VR and AR are two key technologies in the 3D eCommerce mix. How are these two technologies related? How do they differ? And are there times when one is more effective than the other? Let’s explore these question

How Are VR and AR Similar?

VR and AR both immerse users in digital environments which add a dimension to the experience provided by non-3D digital technologies. VR engages the user with a fully digital environment which may reflect physical reality to a greater or lesser degree depending on the application. AR adds digital layers to physical reality. Both technologies may use supporting technologies such as binaural beats and haptic clothing to enhance the immersive experience. Both technologies are considered 3D in the sense that they deliver a different and more immersive experience than technologies that present two-dimensional images of reality.

How Do VR and AR Differ?

VR and AR differ in their relationship with physical reality. VR provides a digital environment that may resemble physical reality but is experienced relatively independently of it, similar to the experience of a daydream. AR takes images of physical reality and adds digital layers to them. Essentially, VR offers an alternative to physical reality, while AR enhances physical reality.

These differing relationships with physical reality entail different technological interfaces. VR is designed primarily for headsets, while AR is designed for smartphones. However, both types of technology may be used in conjunction with other interfaces such as PCs.

When Should You Use VR vs. AR?

Generally speaking, VR and AR each have specialized uses they each excel at, although they also can do some of the same things. VR is ideally suited for applications that involve displaying something a customer could not view easily or at all from their physical location. For example, VR can be used to create a virtual showroom allowing customers to browse your brick and mortar store without leaving their home.

AR, on the other hand, is ideally suited for applications that involve showing the customer how your products or services could interact with them in their existing physical environment. For example, AR can be used by a shopper to see how a handbag compares in size to an existing handbag they already own. 

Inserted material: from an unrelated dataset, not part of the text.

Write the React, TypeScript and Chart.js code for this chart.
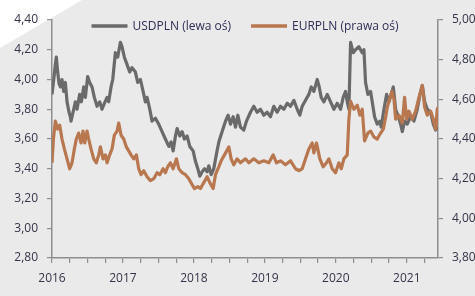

Another example serves to illustrate this essential difference between the two technologies. If an architectural design firm wanted to show a client a preview of a building design, they might use a VR model of the building. However, if a furniture store wanted to show the same client how a chair would look in the new building after it’s completed, they might use AR.

While VR and AR have different best uses, they’re not mutually exclusive, and they can sometimes serve similar functions. Both types of technology can be used to advertise products and create promotional content. Both also can be used to support the sales process. It is even possible to combine a VR environment with AR digital overlays. These technologies should be thought of as supporting each other rather than competing. They are two tools in your 3D toolkit.